Nato Secretary General Anders Fogh Rasmussen addresses a news conference at the Alliance headquarters in Brussels March 24, 2011. Nato clinched agreement to take over command of all allied military operations in Libya from the US after days of heated wrangling with Muslim member Turkey. –Photo by Reuters

TRIPOLI: Nato has agreed to take control of enforcing a no-fly zone in Libya to thwart the forces of leader Muammar Qadhafi, as coalition air strikes targeted Tripoli for the sixth straight day.

Nato Secretary General Anders Fogh Rasmussen said Thursday that after lengthy negotiations the 28-member alliance reached a deal to enforce the no-fly zone.

“We are taking action as part of a broad international effort to protect civilians against the Qadhafi regime,” he said.

Rasmussen said the Nato operation was limited to enforcing the no-fly zone, but a senior US official, speaking on condition of anonymity later in Washington, said that Nato reached a “political agreement” to also command all other operations aimed at protecting civilians — meaning strikes against Qadhafi’s ground forces.

The news came as anti-aircraft fire raked the Tripoli skies late Thursday, with at least three explosions shaking the capital and its eastern suburb of Tajura, AFP journalists reported.

At least one blast was heard from the centre of the city, while others came from Tajura, home to military bases, an AFP journalist reported.

Libyan state television said that “civilian and military sites in Tripoli and Tajura” had come under fire from “long-range missiles.”

Fighting also raged in rebel-held Misrata, some 214 kilometres east of Tripoli. A doctor treating the wounded at a hospital said attacks by Qadhafi forces since March 18 “have killed 109 people and wounded 1,300 others, 81 of whom are in serious condition.”

Relentless British, French and US air strikes since Saturday have been targeting Qadhafi’s air defenses in a bid to protect civilians under the terms of a UN resolution.

The strikes also provide cover for a rag-tag band of rebels seeking to oust Qadhafi after more than four decades in power, but who are disorganized and out-gunned by pro-regime forces.

A Qadhafi fighter plane that dared to flout the no-fly zone was swiftly punished Thursday when a French fighter destroyed the jet after it landed in the city of Misrata east of Tripoli, the French military said.

Washington, meanwhile, urged the Libyan military to ignore Qadhafi’s orders.

“Our message is simple: stop fighting, stop killing your own people, stop obeying the orders of Colonel Qadhafi,” Vice Admiral William Gortney said.

“It’s fair to say the coalition is growing in both size and capability every day,” he said, adding “more than 350 aircraft are involved in some capacity. Only slightly more than half belong to the United States.”

The Pentagon said 12 countries were now taking part in the coalition seeking to enforce the no-fly zone — including two Arab nations, Qatar and the United Arab Emirates. A senior US official said the UAE had contributed 12 aircraft.

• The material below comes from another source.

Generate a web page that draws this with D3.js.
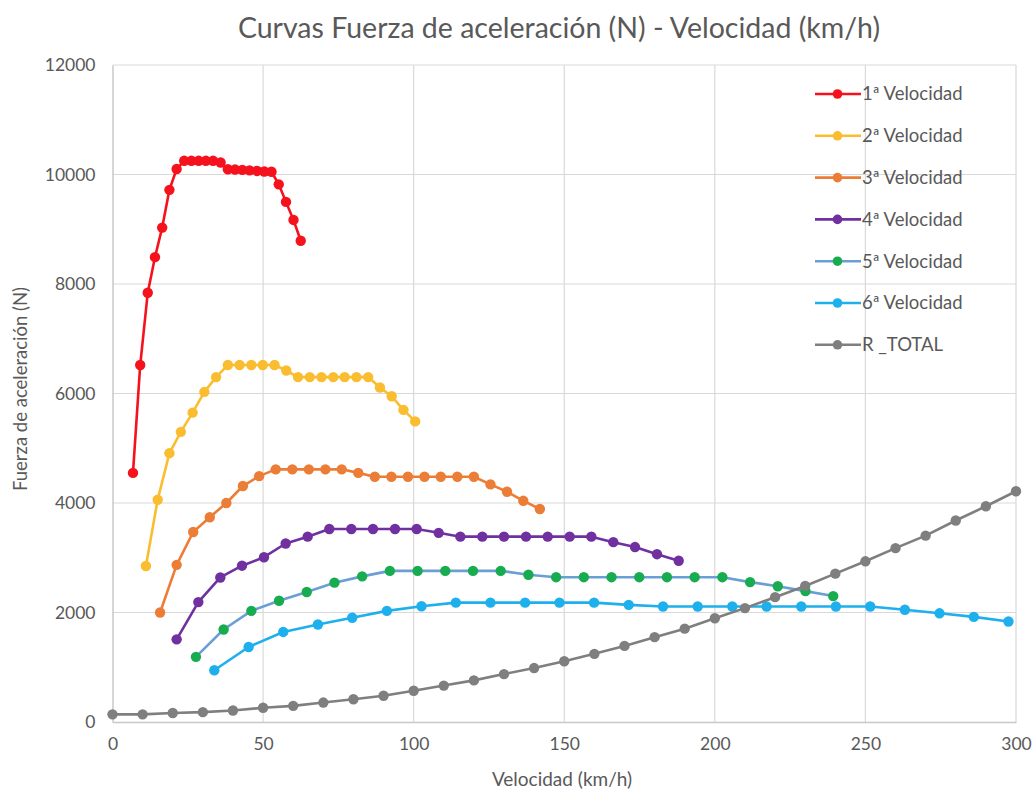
<!DOCTYPE html>
<html>
<head>
<meta charset="utf-8">
<script src="https://cdn.jsdelivr.net/npm/d3@7"></script>
<style>
  html, body { margin: 0; padding: 0; background: #ffffff; }
  svg { display: block; }
  text { font-family: Lato, "Open Sans", sans-serif; fill: #595959; }
</style>
</head>
<body>
<svg id="chart" width="1036" height="792"></svg>
<script>
// Velocity (km/h) and tractive force (N) for each gear
const v1 = [6.8, 9.2, 11.7, 14.1, 16.5, 18.9, 21.3, 23.8, 26.2, 28.6, 31.0, 33.4, 35.9, 38.3, 40.7, 43.1, 45.5, 48.0, 50.4, 52.8, 55.2, 57.6, 60.1, 62.5];
const f1 = [4550, 6520, 7840, 8490, 9030, 9720, 10100, 10250, 10250, 10250, 10250, 10250, 10220, 10095, 10090, 10085, 10075, 10065, 10055, 10050, 9820, 9500, 9170, 8790];

const v2 = [11.1, 15.0, 18.9, 22.7, 26.6, 30.5, 34.4, 38.3, 42.2, 46.1, 49.9, 53.8, 57.7, 61.6, 65.5, 69.4, 73.3, 77.1, 81.0, 84.9, 88.8, 92.7, 96.6, 100.5];
const f2 = [2850, 4060, 4910, 5300, 5650, 6030, 6300, 6520, 6520, 6520, 6520, 6520, 6420, 6300, 6300, 6300, 6300, 6300, 6300, 6300, 6110, 5950, 5700, 5490];

const v3 = [15.8, 21.3, 26.8, 32.3, 37.8, 43.3, 48.7, 54.2, 59.7, 65.2, 70.7, 76.1, 81.6, 87.1, 92.6, 98.1, 103.6, 109.0, 114.5, 120.0, 125.5, 131.0, 136.4, 141.9];
const f3 = [2000, 2870, 3470, 3740, 4000, 4310, 4490, 4615, 4615, 4615, 4615, 4615, 4550, 4480, 4480, 4480, 4480, 4480, 4480, 4480, 4340, 4205, 4040, 3890];

const v4 = [21.3, 28.5, 35.8, 43.0, 50.3, 57.5, 64.8, 72.0, 79.3, 86.5, 93.8, 101.0, 108.3, 115.5, 122.8, 130.0, 137.3, 144.5, 151.8, 159.0, 166.3, 173.5, 180.8, 188.0];
const f4 = [1510, 2190, 2640, 2855, 3010, 3260, 3385, 3525, 3525, 3525, 3525, 3525, 3455, 3385, 3385, 3385, 3385, 3385, 3385, 3385, 3285, 3195, 3065, 2945];

const v5 = [27.7, 36.9, 46.1, 55.3, 64.5, 73.7, 82.9, 92.1, 101.3, 110.5, 119.7, 128.9, 138.1, 147.3, 156.5, 165.7, 174.9, 184.1, 193.3, 202.5, 211.7, 220.9, 230.1, 239.3];
const f5 = [1190, 1690, 2030, 2215, 2375, 2545, 2660, 2760, 2760, 2760, 2760, 2760, 2690, 2645, 2645, 2645, 2645, 2645, 2645, 2645, 2555, 2480, 2390, 2300];

const v6 = [33.8, 45.2, 56.7, 68.2, 79.6, 91.1, 102.6, 114.0, 125.5, 137.0, 148.4, 159.9, 171.4, 182.8, 194.3, 205.8, 217.2, 228.7, 240.2, 251.6, 263.1, 274.6, 286.0, 297.5];
const f6 = [945, 1370, 1645, 1780, 1905, 2030, 2115, 2180, 2180, 2180, 2180, 2180, 2140, 2110, 2110, 2110, 2110, 2110, 2110, 2110, 2050, 1985, 1920, 1835];

// Total driving resistance
const vR = [0, 10, 20, 30, 40, 50, 60, 70, 80, 90, 100, 110, 120, 130, 140, 150, 160, 170, 180, 190, 200, 210, 220, 230, 240, 250, 260, 270, 280, 290, 300];
const fR = [140, 140, 165, 180, 210, 260, 295, 355, 415, 480, 570, 665, 760, 875, 985, 1110, 1245, 1390, 1550, 1705, 1895, 2080, 2280, 2485, 2710, 2935, 3175, 3405, 3680, 3940, 4215];

const seriesNames = ["1ª Velocidad", "2ª Velocidad", "3ª Velocidad", "4ª Velocidad", "5ª Velocidad", "6ª Velocidad", "R _TOTAL"];
const xTicks = [0, 50, 100, 150, 200, 250, 300];
const yTicks = [0, 2000, 4000, 6000, 8000, 10000, 12000];

const chartTitle = "Curvas Fuerza de aceleración (N) - Velocidad (km/h)";
const xTitle = "Velocidad (km/h)";
const yTitle = "Fuerza de aceleración (N)";

const styles = [
  { line: "#f5121d", marker: "#f5121d" },
  { line: "#fbbd30", marker: "#fbbd30" },
  { line: "#ec7d37", marker: "#ec7d37" },
  { line: "#7030a0", marker: "#7030a0" },
  { line: "#6a9fd6", marker: "#18ac50" },
  { line: "#1db0ec", marker: "#1db0ec" },
  { line: "#7f7f7f", marker: "#7f7f7f" }
];

const xs = [v1, v2, v3, v4, v5, v6, vR];
const ys = [f1, f2, f3, f4, f5, f6, fR];
const series = seriesNames.map((name, i) => ({
  name,
  style: styles[i],
  points: xs[i].map((v, j) => ({ v, f: ys[i][j] }))
}));

const svg = d3.select("#chart");

const plot = { left: 112.5, right: 1016, top: 65, bottom: 722 };
const x = d3.scaleLinear().domain([0, 300]).range([plot.left, plot.right]);
const y = d3.scaleLinear().domain([0, 12000]).range([plot.bottom, plot.top]);

// Gridlines
const grid = svg.append("g");
grid.selectAll("line.h").data(yTicks.filter(d => d > 0)).join("line")
  .attr("x1", plot.left).attr("x2", plot.right)
  .attr("y1", d => y(d)).attr("y2", d => y(d))
  .attr("stroke", "#d9d9d9").attr("stroke-width", 1.2);
grid.selectAll("line.v").data(xTicks.filter(d => d > 0)).join("line")
  .attr("y1", plot.top).attr("y2", plot.bottom)
  .attr("x1", d => x(d)).attr("x2", d => x(d))
  .attr("stroke", "#d9d9d9").attr("stroke-width", 1.2);

// Axes
const xAxis = d3.axisBottom(x).tickValues(xTicks).tickSize(0).tickPadding(16).tickFormat(d3.format("d"));
const yAxis = d3.axisLeft(y).tickValues(yTicks).tickSize(0).tickPadding(17).tickFormat(d3.format("d"));

const gx = svg.append("g").attr("transform", `translate(0,${plot.bottom})`).call(xAxis);
const gy = svg.append("g").attr("transform", `translate(${plot.left},0)`).call(yAxis);
[gx, gy].forEach(g => {
  g.select(".domain").attr("stroke", "#c8c8c8").attr("stroke-width", 1.5);
  g.selectAll("text").attr("font-size", 17.5).attr("fill", "#595959")
    .style("font-family", "Lato, 'Open Sans', sans-serif");
});

// Series
const lineGen = d3.line().x(d => x(d.v)).y(d => y(d.f));
const gs = svg.append("g").selectAll("g").data(series).join("g");
gs.append("path")
  .attr("d", d => lineGen(d.points))
  .attr("fill", "none")
  .attr("stroke", d => d.style.line)
  .attr("stroke-width", 2.6)
  .attr("stroke-linejoin", "round");
gs.selectAll("circle").data(d => d.points.map(p => ({ p, s: d.style }))).join("circle")
  .attr("cx", d => x(d.p.v))
  .attr("cy", d => y(d.p.f))
  .attr("r", 5.2)
  .attr("fill", d => d.s.marker);

// Legend
const legend = svg.append("g").attr("transform", "translate(815,94)");
const items = legend.selectAll("g").data(series).join("g")
  .attr("transform", (d, i) => `translate(0,${i * 41.8})`);
items.append("line")
  .attr("x1", 0).attr("x2", 46).attr("y1", 0).attr("y2", 0)
  .attr("stroke", d => d.style.line).attr("stroke-width", 2.6);
items.append("circle").attr("cx", 22.5).attr("cy", 0).attr("r", 4.8)
  .attr("fill", d => d.style.marker);
items.append("text").attr("x", 47).attr("y", 0).attr("dy", "0.35em")
  .attr("font-size", 18.5).text(d => d.name);

// Titles
svg.append("text").attr("x", 559).attr("y", 38).attr("text-anchor", "middle")
  .attr("font-size", 28.5).text(chartTitle);
svg.append("text").attr("x", 562).attr("y", 786).attr("text-anchor", "middle")
  .attr("font-size", 19).text(xTitle);
svg.append("text").attr("transform", "translate(27,389) rotate(-90)")
  .attr("text-anchor", "middle").attr("font-size", 18.5).text(yTitle);
</script>
</body>
</html>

Allied diplomats spent the day negotiating how to coordinate the campaign against Qadhafi, how far to enforce the UN resolutions, and how to incorporate assistance from non-Nato Arab countries.

“We have agreed, along with our Nato allies, to transition command and control for the no-fly zone over Libya to Nato,” Secretary of State Hillary Clinton said, speaking after meeting with President Barack Obama and the US national security team.

“All 28 allies have also now authorized military authorities to develop an operations plan for Nato to take on the broader civilian protection mission under Resolution 1973.”

Clinton said that “significant progress” had been made in just five days, but that the “danger is far from over, and Qadhafi’s forces “remain a serious threat to the safety of the people.”

Clinton also underscored “crucial” Arab support for the operation, and praised Qatar and the United Arab Emirates for joining the coalition.

The State Department later said that Clinton will attend a London conference Tuesday on military action against Libya.

French President Nicolas Sarkozy meanwhile said coordination of the international campaign must “remain eminently political” even if Nato takes military command.

“Operational, technical coordination will be at Nato level, but political coordination... will be at the level of the coalition,” he said at a European Union summit in Brussels.

That would enable non- Nato members, such as Arab partners, to take part in political decision-making, he said.

Anti-aircraft fire and explosions also rattled the coastal city of Sirte, Qadhafi’s home town 600 kilometres east of Tripoli, a resident said.

Qadhafi forces attacked Zentan, east of Tripoli, as rebels fought to retake the oil city of Ajdabiya, which sits at a junction on roads leading from rebel strongholds Benghazi and Tobruk in eastern Libya.

Rebels were in striking distance of Ajdabiya, an AFP journalist said, with shelling and gunfire heard nine kilometres from the city.